> **PROBLEM DESCRIPTION**
Repeat the material below exactly, with no pictures.

"""

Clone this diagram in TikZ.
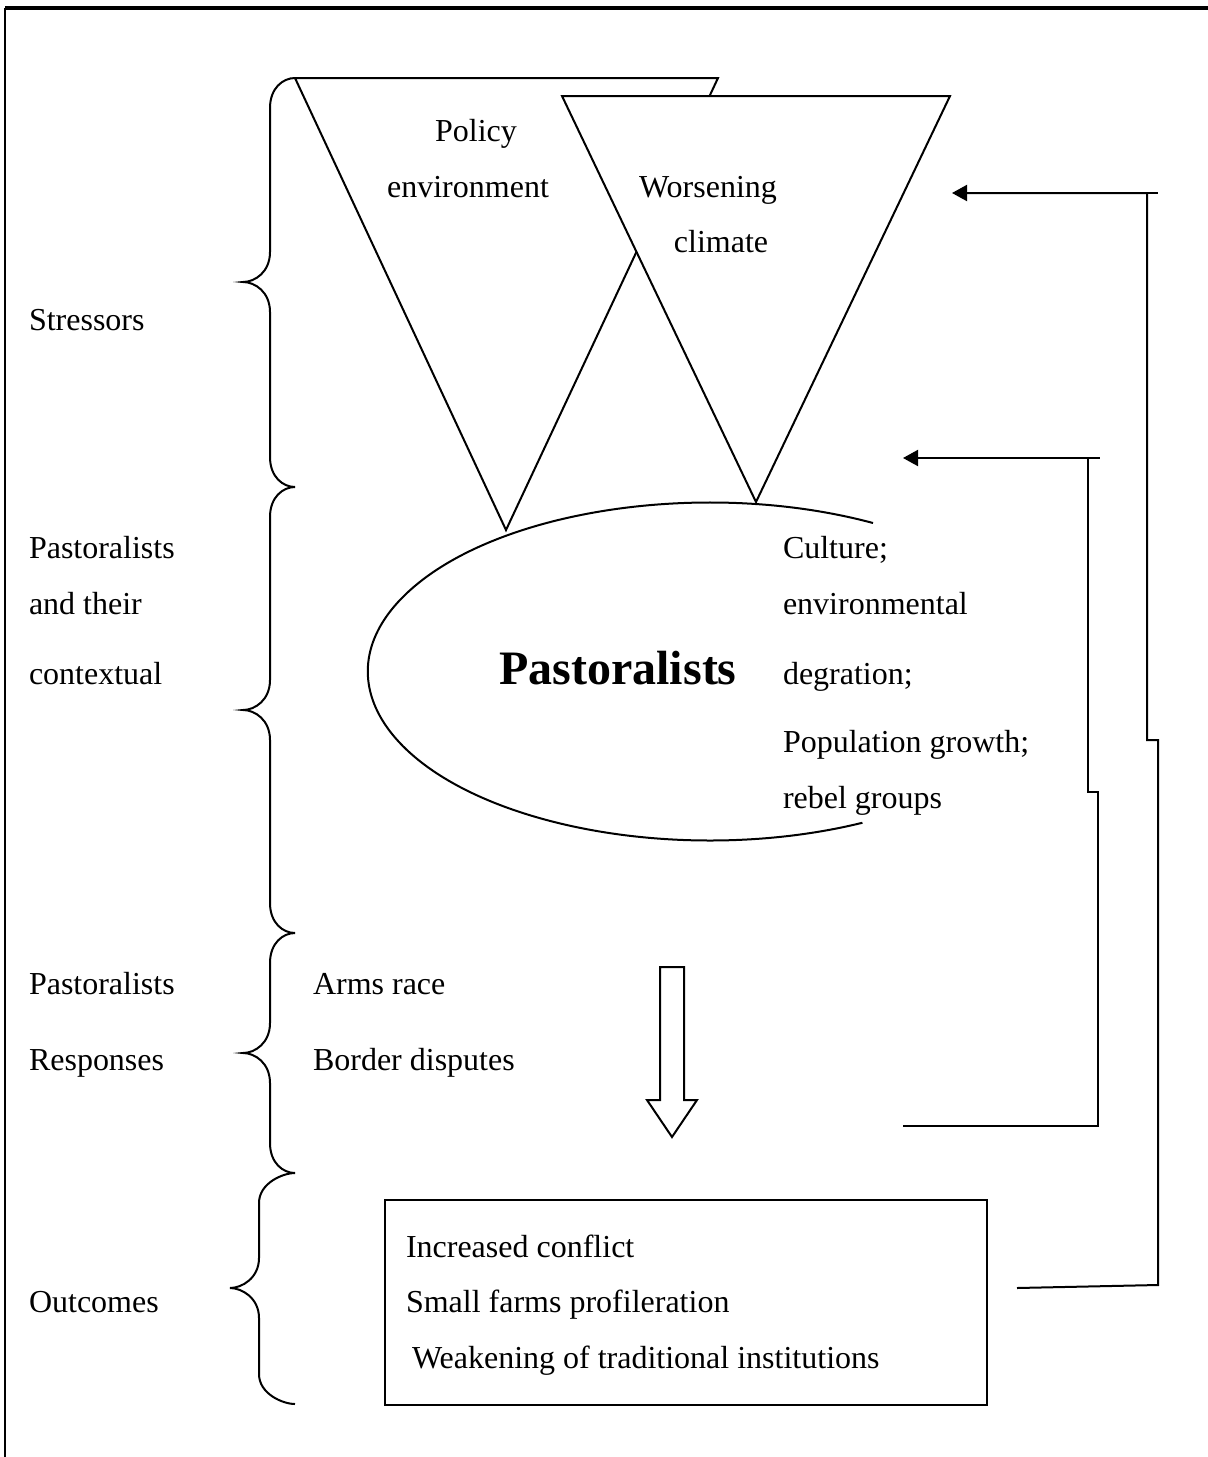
\documentclass[tikz,border=0pt]{standalone}
\usepackage{fontspec}
\setmainfont{Liberation Serif}
\usetikzlibrary{arrows.meta}
\newcommand{\bracePath}[6]{%
  \draw (#3,#4) .. controls ({#3-12},#4) and (#1,{#4+10}) .. (#1,{#4+30})
    -- (#1,{#5-30}) .. controls (#1,{#5-10}) and ({#2+12},#5) .. (#2,#5)
    .. controls ({#2+12},#5) and (#1,{#5+10}) .. (#1,{#5+30})
    -- (#1,{#6-30}) .. controls (#1,{#6-10}) and ({#3-12},#6) .. (#3,#6);}
\begin{document}
\begin{tikzpicture}[x=0.5pt,y=-0.5pt,line width=1pt,
  lbl/.style={anchor=base west,inner sep=0pt,font=\fontsize{16}{19}\selectfont},
  ctr/.style={anchor=base,inner sep=0pt,font=\fontsize{16}{19}\selectfont},
  fb/.style={-{Triangle[length=7.5pt,width=8pt]}}]
\useasboundingbox (0,0) rectangle (1208,1457);
% frame
\draw[line width=2pt] (5,8) -- (1208,8);
\draw (5,8) -- (5,1457);
% triangles
\draw (295,78) -- (718,78) -- (506,530) -- cycle;
\draw[fill=white] (562,96) -- (950,96) -- (756,502) -- cycle;
\node[ctr] (t1a) at (476,141) {Policy};
\node[ctr] (t1b) at (468,197) {environment};
\node[ctr] (t2a) at (708,197) {Worsening};
\node[ctr] (t2b) at (721,252) {climate};
% ellipse
\draw (873,523) arc[start angle=-61.5,end angle=-296.5,x radius=342,y radius=169];
\node[anchor=base,inner sep=0pt,font=\fontsize{24}{29}\selectfont\bfseries] (past) at (618,684) {Pastoralists};
\node[lbl] (c1) at (782,558) {Culture;};
\node[lbl] (c2) at (782,614) {environmental};
\node[lbl] (c3) at (782,684) {degration;};
\node[lbl] (c4) at (782,752) {Population growth;};
\node[lbl] (c5) at (782,808) {rebel groups};
% braces
\bracePath{270}{243}{295}{78}{282}{487}
\bracePath{270}{243}{295}{487}{710}{933}
\bracePath{270}{243}{295}{933}{1053}{1173}
\bracePath{259}{230}{295}{1173}{1288}{1404}
% left labels
\node[lbl] (l1) at (28,330) {Stressors};
\node[lbl] (l2) at (28,558) {Pastoralists};
\node[lbl] (l3) at (28,614) {and their};
\node[lbl] (l4) at (28,684) {contextual};
\node[lbl] (l5) at (28,994) {Pastoralists};
\node[lbl] (l6) at (28,1070) {Responses};
\node[lbl] (l7) at (28,1312) {Outcomes};
\node[lbl] (r1) at (312,994) {Arms race};
\node[lbl] (r2) at (312,1070) {Border disputes};
% block arrow
\draw (660,967) -- (684,967) -- (684,1100) -- (697,1100) -- (672,1137) -- (647,1100) -- (660,1100) -- cycle;
% outcomes box
\node[draw,inner sep=0pt,minimum width=301pt,minimum height=102.5pt] (outbox) at (686,1302.5) {};
\node[lbl] (o1) at (405,1257) {Increased conflict};
\node[lbl] (o2) at (405,1312) {Small farms profileration};
\node[lbl] (o3) at (411,1368) {Weakening of traditional institutions};
% feedback connectors
\coordinate (oS) at (1017,1288);
\coordinate (oE) at (952,193);
\coordinate (oT) at (1158,193);
\draw[fb] (oS) -- (1158,1285) -- (1158,740) -- (1147,740) -- (1147,193) -- (oE);
\draw (1147,193) -- (oT);
\coordinate (iS) at (903,1126);
\coordinate (iE) at (903,458);
\coordinate (iT) at (1100,458);
\draw[fb] (iS) -- (1098,1126) -- (1098,792) -- (1088,792) -- (1088,458) -- (iE);
\draw (1088,458) -- (iT);
\end{tikzpicture}
\end{document}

"""

> **SOLUTION FOR THIS EXERCISE**
Clone this diagram in TikZ.
\documentclass[tikz,border=0pt]{standalone}
\usepackage{fontspec}
\setmainfont{Liberation Serif}
\usetikzlibrary{arrows.meta}
\newcommand{\bracePath}[6]{%
  \draw (#3,#4) .. controls ({#3-12},#4) and (#1,{#4+10}) .. (#1,{#4+30})
    -- (#1,{#5-30}) .. controls (#1,{#5-10}) and ({#2+12},#5) .. (#2,#5)
    .. controls ({#2+12},#5) and (#1,{#5+10}) .. (#1,{#5+30})
    -- (#1,{#6-30}) .. controls (#1,{#6-10}) and ({#3-12},#6) .. (#3,#6);}
\begin{document}
\begin{tikzpicture}[x=0.5pt,y=-0.5pt,line width=1pt,
  lbl/.style={anchor=base west,inner sep=0pt,font=\fontsize{16}{19}\selectfont},
  ctr/.style={anchor=base,inner sep=0pt,font=\fontsize{16}{19}\selectfont},
  fb/.style={-{Triangle[length=7.5pt,width=8pt]}}]
\useasboundingbox (0,0) rectangle (1208,1457);
% frame
\draw[line width=2pt] (5,8) -- (1208,8);
\draw (5,8) -- (5,1457);
% triangles
\draw (295,78) -- (718,78) -- (506,530) -- cycle;
\draw[fill=white] (562,96) -- (950,96) -- (756,502) -- cycle;
\node[ctr] (t1a) at (476,141) {Policy};
\node[ctr] (t1b) at (468,197) {environment};
\node[ctr] (t2a) at (708,197) {Worsening};
\node[ctr] (t2b) at (721,252) {climate};
% ellipse
\draw (873,523) arc[start angle=-61.5,end angle=-296.5,x radius=342,y radius=169];
\node[anchor=base,inner sep=0pt,font=\fontsize{24}{29}\selectfont\bfseries] (past) at (618,684) {Pastoralists};
\node[lbl] (c1) at (782,558) {Culture;};
\node[lbl] (c2) at (782,614) {environmental};
\node[lbl] (c3) at (782,684) {degration;};
\node[lbl] (c4) at (782,752) {Population growth;};
\node[lbl] (c5) at (782,808) {rebel groups};
% braces
\bracePath{270}{243}{295}{78}{282}{487}
\bracePath{270}{243}{295}{487}{710}{933}
\bracePath{270}{243}{295}{933}{1053}{1173}
\bracePath{259}{230}{295}{1173}{1288}{1404}
% left labels
\node[lbl] (l1) at (28,330) {Stressors};
\node[lbl] (l2) at (28,558) {Pastoralists};
\node[lbl] (l3) at (28,614) {and their};
\node[lbl] (l4) at (28,684) {contextual};
\node[lbl] (l5) at (28,994) {Pastoralists};
\node[lbl] (l6) at (28,1070) {Responses};
\node[lbl] (l7) at (28,1312) {Outcomes};
\node[lbl] (r1) at (312,994) {Arms race};
\node[lbl] (r2) at (312,1070) {Border disputes};
% block arrow
\draw (660,967) -- (684,967) -- (684,1100) -- (697,1100) -- (672,1137) -- (647,1100) -- (660,1100) -- cycle;
% outcomes box
\node[draw,inner sep=0pt,minimum width=301pt,minimum height=102.5pt] (outbox) at (686,1302.5) {};
\node[lbl] (o1) at (405,1257) {Increased conflict};
\node[lbl] (o2) at (405,1312) {Small farms profileration};
\node[lbl] (o3) at (411,1368) {Weakening of traditional institutions};
% feedback connectors
\coordinate (oS) at (1017,1288);
\coordinate (oE) at (952,193);
\coordinate (oT) at (1158,193);
\draw[fb] (oS) -- (1158,1285) -- (1158,740) -- (1147,740) -- (1147,193) -- (oE);
\draw (1147,193) -- (oT);
\coordinate (iS) at (903,1126);
\coordinate (iE) at (903,458);
\coordinate (iT) at (1100,458);
\draw[fb] (iS) -- (1098,1126) -- (1098,792) -- (1088,792) -- (1088,458) -- (iE);
\draw (1088,458) -- (iT);
\end{tikzpicture}
\end{document}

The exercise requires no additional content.